Once income is established, investing early is powerful. Compounding, or earning “interest on interest,” allows money to grow at an accelerated rate, making early investment a significant advantage. Even modest, consistent contributions can lead to substantial wealth over decades.
Young individuals have several accessible options for wealth accumulation. High-yield savings accounts offer higher interest rates than traditional savings accounts, providing better returns and liquidity. These accounts are suitable for short-term savings goals or emergency funds.
For long-term growth, tax-advantaged accounts like a Roth Individual Retirement Account (IRA) offer benefits. Contributions to a Roth IRA are made with after-tax dollars, meaning qualified withdrawals in retirement are entirely tax-free. For 2024, individuals can contribute up to $7,000, or their earned income for the year, whichever is less. Tax-free growth and withdrawals make Roth IRAs a powerful tool.
Broad market index funds or exchange-traded funds (ETFs) are another suitable investment for beginners. These funds hold a diverse collection of stocks or bonds, providing diversification across many companies with a single investment. They have low expense ratios, meaning less of your investment is consumed by fees. Investing in these broad market instruments allows participation in the overall market’s growth without needing to select individual stocks.
Investing in oneself, through continuous learning and education, boosts future earning potential.

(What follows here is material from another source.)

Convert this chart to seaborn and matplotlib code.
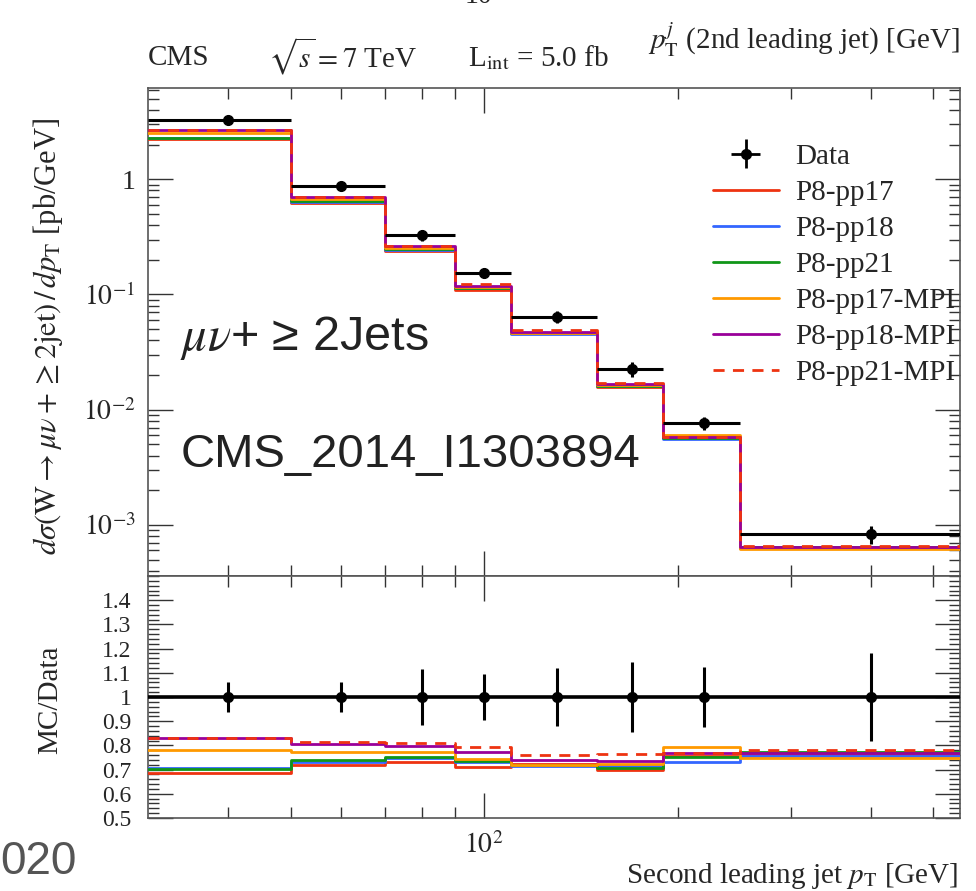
import numpy as np
import matplotlib
matplotlib.use("Agg")
import matplotlib.pyplot as plt
import matplotlib.ticker as mticker
from matplotlib.lines import Line2D
import seaborn as sns

# ---------------- data ----------------
bin_edges = [30, 50, 70, 90, 110, 150, 190, 250, 550]
bin_centers = [40, 60, 80, 100, 130, 170, 220, 400]
data_vals = [3.25, 0.87, 0.327, 0.155, 0.064, 0.0225, 0.0076, 8.3e-4]
data_relerr = [0.062, 0.060, 0.117, 0.097, 0.120, 0.143, 0.126, 0.180]

series_names = ["P8-pp17", "P8-pp18", "P8-pp21", "P8-pp17-MPI", "P8-pp18-MPI", "P8-pp21-MPI"]
ratio_pp17 = [0.686, 0.717, 0.731, 0.709, 0.724, 0.697, 0.755, 0.760]
ratio_pp18 = [0.707, 0.730, 0.746, 0.733, 0.714, 0.716, 0.730, 0.757]
ratio_pp21 = [0.702, 0.738, 0.753, 0.735, 0.718, 0.708, 0.754, 0.774]
ratio_pp17_mpi = [0.779, 0.774, 0.771, 0.744, 0.720, 0.722, 0.793, 0.746]
ratio_pp18_mpi = [0.830, 0.805, 0.798, 0.772, 0.740, 0.736, 0.768, 0.768]
ratio_pp21_mpi = [0.830, 0.814, 0.809, 0.793, 0.762, 0.765, 0.767, 0.783]
ratios = [ratio_pp17, ratio_pp18, ratio_pp21, ratio_pp17_mpi, ratio_pp18_mpi, ratio_pp21_mpi]

colors = ["#EE3311", "#3366FF", "#109618", "#FF9900", "#990099", "#EE3311"]
styles = ["-", "-", "-", "-", "-", (0, (4, 3))]

# ---------------- style ----------------
sns.set_theme(style="white")
plt.rcParams["font.family"] = ["Liberation Serif", "DejaVu Serif"]
plt.rcParams["mathtext.fontset"] = "stix"

fig = plt.figure(figsize=(9.76, 8.91), dpi=100)
W, H = 976, 891
def fx(px): return px / W
def fy(py): return 1 - py / H

ax = fig.add_axes([fx(148), fy(576), fx(960) - fx(148), fy(88) - fy(576)])
axr = fig.add_axes([fx(148), fy(818), fx(960) - fx(148), fy(576) - fy(818)], sharex=ax)

edges = np.array(bin_edges, dtype=float)
dvals = np.array(data_vals)
centers = np.array(bin_centers, dtype=float)
rerr = np.array(data_relerr)

def step(axis, vals, color, ls, zorder=3):
    y = np.append(vals, vals[-1])
    sns.lineplot(x=edges, y=y, ax=axis, drawstyle="steps-post", estimator=None,
                 sort=False, color=color, linestyle=ls, linewidth=2.0,
                 legend=False, zorder=zorder)

# MC in main panel (MC = ratio * data)
for r, c, s in zip(ratios, colors, styles):
    step(ax, np.array(r) * dvals, c, s)

# data in main panel
xerr = np.vstack([centers - edges[:-1], edges[1:] - centers])
ax.errorbar(centers, dvals, xerr=xerr, yerr=dvals * rerr, fmt="o", color="black",
            markersize=7, elinewidth=2.2, capsize=0, zorder=5)

ax.set_xscale("log")
ax.set_yscale("log")
ax.set_xlim(30, 550)
ax.set_ylim(3.6e-4, 6.2)

# ratio panel
for r, c, s in zip(ratios, colors, styles):
    step(axr, np.array(r), c, s)
axr.axhline(1.0, color="black", linewidth=2.6, zorder=4)
axr.errorbar(centers, np.ones_like(centers), yerr=rerr, fmt="o", color="black",
             markersize=7, elinewidth=2.2, capsize=0, zorder=5)
axr.set_ylim(0.5, 1.5)

# ---------------- ticks ----------------
for a in (ax, axr):
    a.tick_params(which="both", direction="in", top=True, right=True,
                  bottom=True, left=True, color="#333333", width=1.0)
    a.tick_params(which="major", length=18)
    a.tick_params(which="minor", length=8)
    for sp in a.spines.values():
        sp.set_color("#555555")
        sp.set_linewidth(1.2)

ax.yaxis.set_major_locator(mticker.FixedLocator([1e-3, 1e-2, 1e-1, 1]))
ax.yaxis.set_minor_locator(mticker.LogLocator(base=10, subs=np.arange(2, 10)))
def yfmt(v, pos):
    e = int(round(np.log10(v)))
    return "1" if e == 0 else r"$10^{%d}$" % e
ax.yaxis.set_major_formatter(mticker.FuncFormatter(yfmt))
ax.yaxis.set_minor_formatter(mticker.NullFormatter())
ax.tick_params(axis="x", which="both", labelbottom=False)
ax.tick_params(axis="y", labelsize=20, pad=9)

axr.xaxis.set_major_locator(mticker.FixedLocator([100]))
axr.xaxis.set_minor_locator(mticker.FixedLocator([40, 50, 60, 70, 80, 90, 200, 300, 400, 500]))
axr.xaxis.set_major_formatter(mticker.FixedFormatter([r"$10^{2}$"]))
axr.xaxis.set_minor_formatter(mticker.NullFormatter())
axr.tick_params(axis="x", labelsize=20, pad=10)

rt = [0.5, 0.6, 0.7, 0.8, 0.9, 1.0, 1.1, 1.2, 1.3, 1.4]
axr.yaxis.set_major_locator(mticker.FixedLocator(rt))
axr.yaxis.set_major_formatter(mticker.FixedFormatter(["0.5", "0.6", "0.7", "0.8", "0.9", "1", "1.1", "1.2", "1.3", "1.4"]))
axr.yaxis.set_minor_locator(mticker.MultipleLocator(0.02))
axr.tick_params(axis="y", labelsize=17, pad=12)

# ---------------- labels ----------------
sans = ["Liberation Sans", "DejaVu Sans"]
fig.text(fx(48), fy(336),
         r"$d\sigma(\mathrm{W}\rightarrow\mu\nu+\geq2\mathrm{jet})\,/\,dp_\mathrm{T}$ [pb/GeV]",
         rotation=90, ha="center", va="center", fontsize=22)
fig.text(fx(50), fy(700), "MC/Data", rotation=90, ha="center", va="center", fontsize=21)
fig.text(fx(958), fy(876), r"Second leading jet $p_\mathrm{T}$ [GeV]", ha="right",
         va="center", fontsize=21)

fig.text(fx(148), fy(58), "CMS", ha="left", va="center", fontsize=21)
fig.text(fx(268), fy(56), r"$\sqrt{s} = 7$ TeV", ha="left", va="center", fontsize=21)
fig.text(fx(468), fy(58), r"L$_\mathrm{int}$ = 5.0 fb", ha="left", va="center", fontsize=21)
fig.text(fx(960), fy(40), r"$p_\mathrm{T}^{j}$ (2nd leading jet) [GeV]", ha="right",
         va="center", fontsize=21)
fig.text(fx(478), fy(-3), "10", ha="center", va="center", fontsize=20)

fig.text(fx(180), fy(338), r"$\mu\nu$+ ≥ 2Jets", ha="left", va="center", fontsize=35,
         color="#222222", family=sans)
fig.text(fx(181), fy(455), "CMS_2014_I1303894", ha="left", va="center", fontsize=34,
         color="#222222", family=sans)
fig.text(fx(0), fy(862), "020", ha="left", va="center", fontsize=33,
         color="#555555", family=sans)

# ---------------- legend ----------------
handles = [ax.errorbar([], [], xerr=[], yerr=[], fmt="o", color="black", markersize=7,
                       elinewidth=2.0, capsize=0)]
for c, s in zip(colors, styles):
    handles.append(Line2D([], [], color=c, linestyle=s, linewidth=2.0))
labels = ["Data"] + series_names
ax.legend(handles, labels, loc="upper left",
          bbox_to_anchor=((713 - 148) / (960 - 148), 0.886),
          frameon=False, fontsize=21, handlelength=2.25, handletextpad=0.58,
          labelspacing=0.33, borderpad=0, borderaxespad=0)

fig.savefig("out.png", dpi=100)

Acquiring valuable skills, pursuing higher education, or obtaining certifications relevant to career goals can directly translate into increased income over a lifetime. This personal investment is foundational for long-term wealth, enhancing your income generation for saving and investing.
Building wealth requires earning, investing, and consistent financial discipline with a long-term perspective. Setting clear financial goals provides direction and motivation for your money management efforts. Goals should be Specific, Measurable, Achievable, Relevant, and Time-bound (SMART). For example, a SMART goal might be saving $5,000 for a car down payment within two years by setting aside approximately $208 each month.
Consistently spending less than you earn, or living below your means, is fundamental for financial success. This ensures a surplus for saving and investing. Avoiding lifestyle inflation, where spending increases proportionally with income, helps maintain this surplus and accelerates wealth accumulation. Conscious consumerism and prioritizing needs over wants become habits.
Continuous financial learning is essential for adapting to economic changes and refining money management strategies. Engaging with reputable books, online resources, and financial news expands your knowledge and informs decisions. Staying updated on financial concepts and market trends contributes to financial resilience.
Patience and consistency support a wealth-building journey. Building wealth requires sustained effort over many years. Sticking to a financial plan, even through economic fluctuations or personal setbacks, ensures progress toward objectives. Regular, small contributions over time outperform sporadic large investments.
Avoiding common pitfalls is crucial for financial progress. Excessive consumer debt, particularly from high-interest credit cards, can erode savings and create financial strain. Impulsive spending can hinder financial growth. Developing good spending habits and prioritizing financial security over immediate gratification are important for maintaining control and advancing toward wealth-building goals.